→ **Raw data**:
>> begin

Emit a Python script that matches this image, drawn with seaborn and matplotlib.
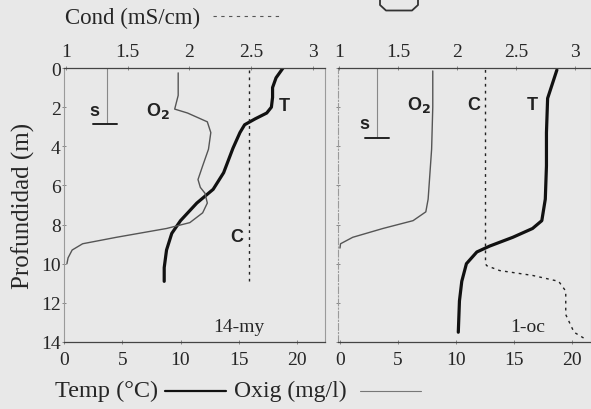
import matplotlib
matplotlib.use("Agg")
import matplotlib.pyplot as plt
import seaborn as sns
import pandas as pd
from matplotlib.lines import Line2D

# ---------------- data ----------------
# Panel 1: 14-my
t1_depth = [0.0, 0.5, 1.0, 1.5, 2.0, 2.3, 2.6, 2.9, 3.3, 4.1, 5.35, 6.2, 6.9, 7.8, 8.45, 9.3, 10.2, 10.9]
t1_temp = [18.8, 18.2, 17.9, 17.9, 17.8, 17.4, 16.4, 15.5, 15.1, 14.5, 13.7, 12.8, 11.4, 10.0, 9.25, 8.8, 8.6, 8.6]
o1_depth = [0.25, 1.4, 2.1, 2.3, 2.75, 3.3, 4.15, 5.0, 5.7, 6.1, 6.4, 6.9, 7.4, 7.9, 8.2, 8.65, 8.98, 9.3, 9.7, 10.0]
o1_oxy = [9.8, 9.8, 9.5, 10.6, 12.3, 12.6, 12.4, 11.9, 11.5, 11.7, 12.1, 12.3, 11.9, 10.8, 8.8, 4.5, 1.6, 0.7, 0.35, 0.25]
c1_depth = [0.1, 10.9]
c1_cond = [2.48, 2.48]

# Panel 2: 1-oc
t2_depth = [0.1, 1.55, 3.3, 5.0, 6.7, 7.8, 8.2, 8.65, 9.1, 9.4, 10.0, 10.9, 11.9, 13.5]
t2_temp = [18.7, 17.9, 17.8, 17.8, 17.7, 17.4, 16.6, 14.9, 12.9, 11.8, 10.9, 10.5, 10.3, 10.2]
o2_depth = [0.15, 2.0, 4.15, 6.7, 7.35, 7.8, 8.2, 8.65, 8.98, 9.2]
o2_oxy = [8.0, 8.0, 7.9, 7.6, 7.4, 6.3, 3.7, 1.1, 0.05, 0.0]
c2_depth = [0.1, 10.0, 10.1, 10.35, 10.6, 10.9, 11.4, 12.6, 13.5, 13.9]
c2_cond = [2.24, 2.24, 2.25, 2.36, 2.64, 2.86, 2.92, 2.92, 2.99, 3.10]

secchi_depth = [2.85, 3.6]
panel_names = ["14-my", "1-oc"]
temp_ticks = [0, 5, 10, 15, 20]
cond_ticks = [1, 1.5, 2, 2.5, 3]
cond_labels = ["1", "1.5", "2", "2.5", "3"]
depth_ticks = [0, 2, 4, 6, 8, 10, 12, 14]

# ---------------- style ----------------
sns.set_theme(style="white")
BG = "#e8e8e8"
plt.rcParams["font.family"] = ["Liberation Serif", "DejaVu Serif"]
plt.rcParams["figure.facecolor"] = BG
plt.rcParams["axes.facecolor"] = "none"
TICK_FS = 14

W, H = 591, 410
fig = plt.figure(figsize=(W / 100, H / 100), dpi=100)


def fx(px):
    return px / W


def fy(py):
    return 1 - py / H


TOP, BOT = 69, 343
panels = [
    dict(rect=[fx(64), fy(BOT), fx(325) - fx(64), fy(TOP) - fy(BOT)],
         xlim=(0, 22.4), clim=(0.984, 3.097),
         T=(t1_temp, t1_depth), O=(o1_oxy, o1_depth), C=(c1_cond, c1_depth),
         sx=3.7, sbar=(2.5, 4.55), ylabels=True,
         texts=[("s", 2.6, 2.15), ("O$_\\mathbf{2}$", 8.1, 2.15), ("T", 18.9, 1.9), ("C", 14.8, 8.6)],
         name_x=15.0),
    dict(rect=[fx(338), fy(BOT), fx(591) - fx(338), fy(TOP) - fy(BOT)],
         xlim=(-0.17, 21.64), clim=(0.99, 3.134),
         T=(t2_temp, t2_depth), O=(o2_oxy, o2_depth), C=(c2_cond, c2_depth),
         sx=3.2, sbar=(2.15, 4.2), ylabels=False,
         texts=[("s", 2.1, 2.85), ("O$_\\mathbf{2}$", 6.8, 1.85), ("C", 11.5, 1.85), ("T", 16.6, 1.85)],
         name_x=16.2),
]

for i, p in enumerate(panels):
    ax = fig.add_axes(p["rect"])
    dfT = pd.DataFrame({"x": p["T"][0], "d": p["T"][1]})
    dfO = pd.DataFrame({"x": p["O"][0], "d": p["O"][1]})
    sns.lineplot(data=dfT, x="x", y="d", sort=False, estimator=None, ax=ax,
                 color="#111111", lw=2.3, solid_capstyle="round")
    sns.lineplot(data=dfO, x="x", y="d", sort=False, estimator=None, ax=ax,
                 color="#555555", lw=1.0)
    ax.set_xlim(*p["xlim"])
    ax.set_ylim(14, 0)
    ax.set_xticks(temp_ticks)
    ax.set_xticklabels([str(t) for t in temp_ticks], fontsize=TICK_FS)
    ax.set_yticks(depth_ticks)
    if p["ylabels"]:
        ax.set_yticklabels([str(t) for t in depth_ticks], fontsize=TICK_FS)
        ax.set_ylabel("Profundidad (m)", fontsize=18, labelpad=4)
    else:
        ax.set_yticklabels([])
        ax.set_ylabel("")
    ax.set_xlabel("")
    ax.tick_params(axis="both", length=3, width=0.6, color="#777777",
                   bottom=True, left=True, direction="inout")
    ax.tick_params(axis="x", pad=5)
    ax.tick_params(axis="y", pad=1)
    for s in ["left", "right"]:
        ax.spines[s].set_color("#9a9a9a")
        ax.spines[s].set_linewidth(0.8)
    ax.spines["bottom"].set_color("#444444")
    ax.spines["bottom"].set_linewidth(0.9)
    ax.spines["top"].set_visible(False)
    if i == 1:
        ax.spines["left"].set_linestyle((0, (6, 2, 1, 2)))

    # secchi marker
    ax.plot([p["sx"], p["sx"]], [0, secchi_depth[i]], color="#888888", lw=0.8)
    ax.plot(list(p["sbar"]), [secchi_depth[i]] * 2, color="#222222", lw=1.4)

    for txt, x, y in p["texts"]:
        ax.text(x, y, txt, fontsize=13, fontweight="bold", ha="center", va="center",
                family=["Liberation Sans", "DejaVu Sans"], color="#222222")
    ax.text(p["name_x"], 13.2, panel_names[i], fontsize=14, ha="center", va="center")

    # conductivity on top axis
    tw = ax.twiny()
    dfC = pd.DataFrame({"c": p["C"][0], "d": p["C"][1]})
    sns.lineplot(data=dfC, x="c", y="d", sort=False, estimator=None, ax=tw,
                 color="#222222", lw=1.0, linestyle=(0, (2, 3)))
    tw.set_xlim(*p["clim"])
    tw.set_ylim(14, 0)
    tw.set_xticks(cond_ticks)
    tw.set_xticklabels(cond_labels, fontsize=TICK_FS)
    tw.set_xlabel("")
    tw.set_ylabel("")
    tw.tick_params(axis="x", top=True, length=3, width=0.6, color="#777777", pad=4,
                   direction="inout")
    tw.spines["top"].set_color("#444444")
    tw.spines["top"].set_linewidth(0.9)
    for s in ["left", "right", "bottom"]:
        tw.spines[s].set_visible(False)

# header: conductivity legend
fig.text(fx(65), fy(18), "Cond (mS/cm)", fontsize=16.5, ha="left", va="center")
fig.add_artist(Line2D([fx(213), fx(282)], [fy(17), fy(17)], color="#555555", lw=0.8,
                      linestyle=(0, (3, 4))))

# footer: temperature / oxygen legend
fig.text(fx(55), fy(391), "Temp (°C)", fontsize=17.5, ha="left", va="center")
fig.add_artist(Line2D([fx(165), fx(226)], [fy(392), fy(392)], color="#111111", lw=1.6))
fig.text(fx(234), fy(391), "Oxig (mg/l)", fontsize=17, ha="left", va="center")
fig.add_artist(Line2D([fx(360), fx(421)], [fy(392), fy(392)], color="#777777", lw=0.8))

# scan artifact outline at the top
fig.add_artist(Line2D([fx(380), fx(380), fx(386), fx(412), fx(418), fx(418)],
                      [fy(0), fy(6), fy(11.5), fy(11.5), fy(6), fy(0)],
                      color="#333333", lw=1.3))

fig.savefig("out.png", dpi=100, facecolor=BG)
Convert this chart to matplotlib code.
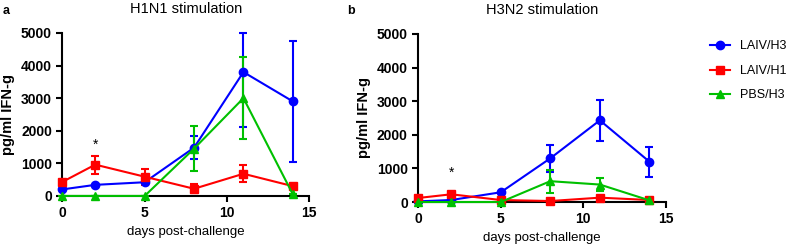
import numpy as np
import matplotlib.pyplot as plt
from matplotlib.lines import Line2D

plt.rcParams['font.family'] = ['Liberation Sans', 'DejaVu Sans']

days = [0, 2, 5, 8, 11, 14]

# panel a: H1N1 stimulation
a_h3 = [200, 340, 420, 1480, 3800, 2900]
a_h3_lo = [200, 340, 420, 1130, 2100, 1050]
a_h3_hi = [200, 340, 420, 1850, 5000, 4750]
a_h1 = [430, 960, 590, 220, 680, 300]
a_h1_lo = [430, 680, 350, 80, 420, 200]
a_h1_hi = [430, 1240, 830, 360, 950, 380]
a_pbs = [0, 0, 0, 1450, 3000, 50]
a_pbs_lo = [0, 0, 0, 760, 1750, 50]
a_pbs_hi = [0, 0, 0, 2150, 4250, 50]

# panel b: H3N2 stimulation
b_h3 = [20, 60, 290, 1300, 2430, 1200]
b_h3_lo = [20, 60, 290, 900, 1820, 750]
b_h3_hi = [20, 60, 290, 1700, 3040, 1650]
b_h1 = [120, 230, 60, 30, 130, 60]
b_h1_lo = [120, 230, 60, 30, 130, 60]
b_h1_hi = [120, 230, 60, 30, 130, 60]
b_pbs = [0, 0, 0, 620, 520, 50]
b_pbs_lo = [0, 0, 0, 270, 320, 50]
b_pbs_hi = [0, 0, 0, 960, 720, 50]

labels = ['LAIV/H3', 'LAIV/H1', 'PBS/H3']
colors = ['#0000ff', '#ff0000', '#00c000']
markers = ['o', 's', '^']

fig = plt.figure(figsize=(7.89, 2.44), dpi=100)
ax_a = fig.add_axes([0.079, 0.197, 0.313, 0.668])
ax_b = fig.add_axes([0.530, 0.172, 0.314, 0.689])

panels = [
    (ax_a, [(a_h3, a_h3_lo, a_h3_hi), (a_h1, a_h1_lo, a_h1_hi), (a_pbs, a_pbs_lo, a_pbs_hi)],
     'H1N1 stimulation', 1350),
    (ax_b, [(b_h3, b_h3_lo, b_h3_hi), (b_h1, b_h1_lo, b_h1_hi), (b_pbs, b_pbs_lo, b_pbs_hi)],
     'H3N2 stimulation', 650),
]

for ax, series, title, star_y in panels:
    for (y, lo, hi), c, m, lab in zip(series, colors, markers, labels):
        y = np.array(y)
        yerr = [y - np.array(lo), np.array(hi) - y]
        h = ax.errorbar(days, y, yerr=yerr, color=c, marker=m, markersize=6,
                        lw=1.5, capsize=3, capthick=1.5, elinewidth=1.5,
                        label=lab, clip_on=False, zorder=3)
        for art in h.lines[1] + h.lines[2]:
            art.set_clip_on(False)
    ax.set_xlim(0, 15)
    ax.set_ylim(0, 5000)
    ax.set_xticks([0, 5, 10, 15])
    ax.set_yticks([0, 1000, 2000, 3000, 4000, 5000])
    ax.spines['top'].set_visible(False)
    ax.spines['right'].set_visible(False)
    ax.spines['left'].set_linewidth(1.5)
    ax.spines['bottom'].set_linewidth(1.5)
    ax.tick_params(width=1.5, length=4, labelsize=10)
    for t in ax.get_xticklabels() + ax.get_yticklabels():
        t.set_fontweight('bold')
    ax.set_ylabel('pg/ml IFN-g', fontsize=10.5, fontweight='bold')
    ax.set_xlabel('days post-challenge', fontsize=9.5)
    ax.text(2, star_y, '*', ha='center', va='bottom', fontsize=10)
    ax.set_title(title, fontsize=10.5, pad=14)

fig.text(0.003, 0.955, 'a', fontsize=9, fontweight='bold', va='center')
fig.text(0.44, 0.955, 'b', fontsize=9, fontweight='bold', va='center')

handles = [Line2D([], [], color=c, marker=m, markersize=6, lw=1.5)
           for c, m in zip(colors, markers)]
fig.legend(handles, labels, loc='upper left', bbox_to_anchor=(0.893, 0.855),
           borderaxespad=0, frameon=False, fontsize=9, handlelength=1.6,
           handletextpad=0.8, labelspacing=1.0)

fig.savefig('out.png', dpi=100)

>> end

→ **Task to carry out**: Go up to the line with "Convert this chart to matplotlib code." and retype exactly from there through the line with "days = [0, 2, 5, 8, 11, 14]". Leave out pictures.

→ **Exercise result**:
Convert this chart to matplotlib code.
import numpy as np
import matplotlib.pyplot as plt
from matplotlib.lines import Line2D

plt.rcParams['font.family'] = ['Liberation Sans', 'DejaVu Sans']

days = [0, 2, 5, 8, 11, 14]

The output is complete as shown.